Depois de nos termos deixado inspirar por Maria Rainha das virtudes, ela deve mostrar-nos que aquilo a que a Igreja chama "a realeza de Maria" é inseparável do espírito de serviço. De fato, foi o zelo deste serviço que animou aquela que se declarou "a serva do Senhor". Ela compromete-se, oferece e doa-se a si mesma, sem consultar os seus pais nem São José (que pensava repudiá-la em segredo), antes de ser visitado num sonho pelo anjo Gabriel.

Muitas pessoas ainda hoje — lideradas por algumas feministas — têm visto a Virgem Maria como o arquétipo da mulher submissa. São Lucas poderia ter apresentado Maria como uma mulher-instrumento-passivo da vontade divina. No entanto, em caso algum, trata-se disso. 

Maria é livre de decidir se acredita ou não que Deus pode fazer qualquer coisa, incluindo fazer com que ela engravide sem ter conhecido um homem. De fato, ela não aquiesce imediatamente com as palavras do anjo de Deus e até se sente incomodada por elas. Pois ela quer compreender: "Ela ficou intrigada com essa palavra e pôs-se a pensar qual seria o significado da saudação. O Anjo, porém, acrescentou: 'Não temas...'" (Lc 1, 29-30).

Maria, através da sua fé e da sua disponibilidade ativa para servir Deus e seu povo, torna a Encarnação possível, tornando-se a primeira criatura, uma mulher, a acolher a revolução que será o Cristianismo nos séculos vindouros.

Que contraste com os escritos de uma filósofa e romancista francesa do século XX: Simone de Beauvoir (1908-1986). Na introdução ao seu livro de 1949, O Segundo Sexo, ela escreveu: "A mulher aparece como o negativo, de modo que toda determinação lhe é imputada como limitação, sem reciprocidade", analisou. Ela continua:

"'Mulheres comuns'. Aquelas que não são musas, nem inspiradoras, nem rainhas, nem excepcionais. Pede-se à grande maioria das mulheres que sejam 'normais': para se misturarem na rotina diária da vida, mesmo que isso signifique tornar-se invisível (as vidas normais não são representadas). Penso que há algo que diz respeito a todas as mulheres, e que é a injunção para ser normal."
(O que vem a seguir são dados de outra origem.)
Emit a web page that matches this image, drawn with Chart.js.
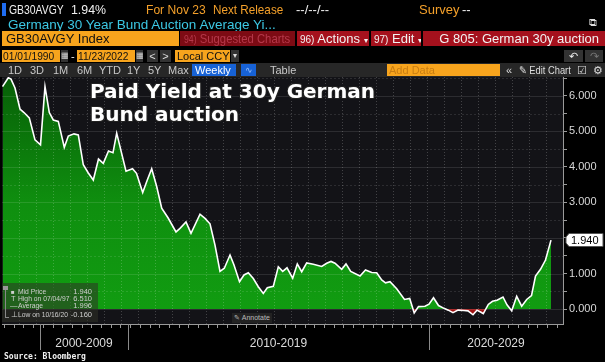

Simone de Beauvoir, no seu ideal de um "feminismo vulgar", não teve a graça de conhecer "as virtudes ativas e poderosas" da Virgem Maria, a "mulher mais livre da história"!

Como conclusão, citamos o Papa Pio XII, que sublinha esta feminilidade de Maria na sua Encíclica "Ad coeli Reginam":

"Maria tornou-se a primeira entre aqueles que, 'servindo a Cristo também nos outros, conduzem os seus irmãos, com humildade e paciência, Àquele Rei, de quem podemos dizer que 'servir é reinar'."

"E, servindo a causa do Evangelho — com o seu esforço concorde e egrégias virtudes, de que no meio de tantas dificuldades dão exemplo — concorram para o fortalecimento e progresso das sociedades terrestres." ¹⁰

Referências Bibliográficas

1 Maureen Orth, A mulher mais poderosa do mundo, Nossa Senhora a Virgem Maria, Artigo na revista National Geographic, dezembro de 2015.

2 Papa Pio XII, Discurso em honra de Maria Rainha, 1 de novembro de 1954.

3 Santo Efrém, Hymni de B. Maria, ed. Th. J. Lamy, t. II, Mechiniae, 1886.

4 Santo Efrém, Oratio and Ss.mam Dei Matrem; Opera omnia, Ed. Assemani, t. III graece.

5 São Gregório Nazianzeno, Poemata dogmatica, XVIII, v. 58.

6 Concílio Vaticano II, Lumen Gentium, n. 59.

7 Papa Pio XII, Carta Encíclica Ad Caeli Reginam, 11 de outubro de 1954, n.34.

8 Santo Afonso de Ligório, As Glórias de Maria, cap. II, As Virtudes de Maria.

9 Papa João Paulo II, Carta Encíclica Redemptoris Mater (Sobre a Bem-aventurada Virgem Maria na vida da Igreja que está a caminho), 25 de março de 1987, n.41.

10 Papa Pio XII, Carta Encíclica Ad Caeli Reginam, n.48.